NYC lawmakers pass law banning solitary confinement despite Adams’ opposition
Solitary confinement was recently banned by city lawmakers, despite opposition from Mayor Eric Adams.
The United Nations has called it torture and Fortune Society’s Ludwig Paz agrees.
Five years ago, he was in solitary confinement on Rikers Island for 10 months back when the city jails observed it. He says he’s never been the same. “I came home, I repeat myself a lot, I get angry...my temper has definitely changed, my demeanor has changed – and people who know me very well, my ex-partner goes bro, you do understand you’re not the same, you’re a little off?” he told News 12 New York.
Back in 2018 in a high-profile case, former NYPD Detective Paz pleaded guilty to running a multimillion-dollar gambling and prostitution ring. He says he was told that he was separated from the general population for his safety. Paz says he stared at beige walls for 10 months.
“When you’re in prison there’s only one color, you tend to hate beige after a while...I traveled a lot, so I told myself just to transport myself to Venice, to walk around Venice again in my mind...it wasn’t a physical game, it was more of a mental game,” he said.
Forensic psychologist Dr. Edward Fernandez didn’t treat Paz, but says he was likely dissociating from the trauma of being isolated. He says that’s just one of the mental health effects of solitary confinement.
“Depression, sadness, isolation, low energy, lethargic sleeping a lot...sometimes solitary confinement is used for removing people that are generally thought to be violent...but placing them into solitary confinement just by the statistics and the research in jails and prisons doesn’t reduce violence,” Dr. Fernandez told News 12 New York.

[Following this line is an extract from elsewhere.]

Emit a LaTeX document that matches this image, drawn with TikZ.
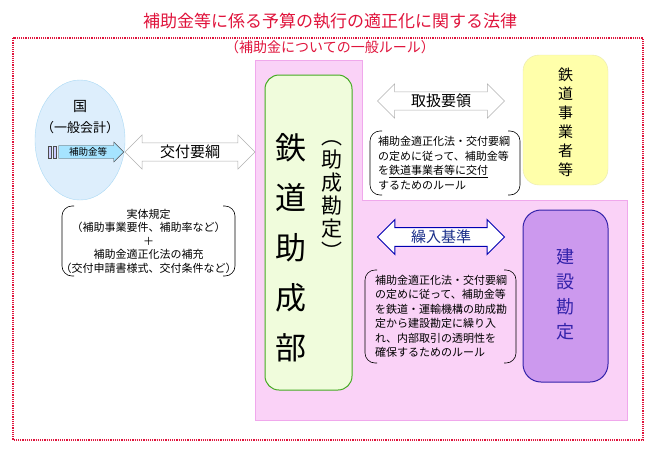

Despite the new law banning solitary confinement, the Department of Corrections told News 12 New York it hasn't been practiced in city jails since 2019. The DOC says the law has other provisions and provides incentives for those in restrictive housing units and limits time spent in de-escalation. The DOC commissioner says it also eliminates their ability to handcuff people when transporting them to court - which could mean danger. The Corrections Officers Benevolent Association says since Dec. 20, there have been 74 assaults on DOC staff and dozens of other incidents. As for Paz, he says these days, he makes every experience count.
“At any time, I can go to the store, I know that I can stop working, take a break, get something as simple as fresh air. Watch people go by, watch traffic, anything,” he said.
The mayor vetoed this bill, and the City Council overrode it. The changes will go into effect sometime in July.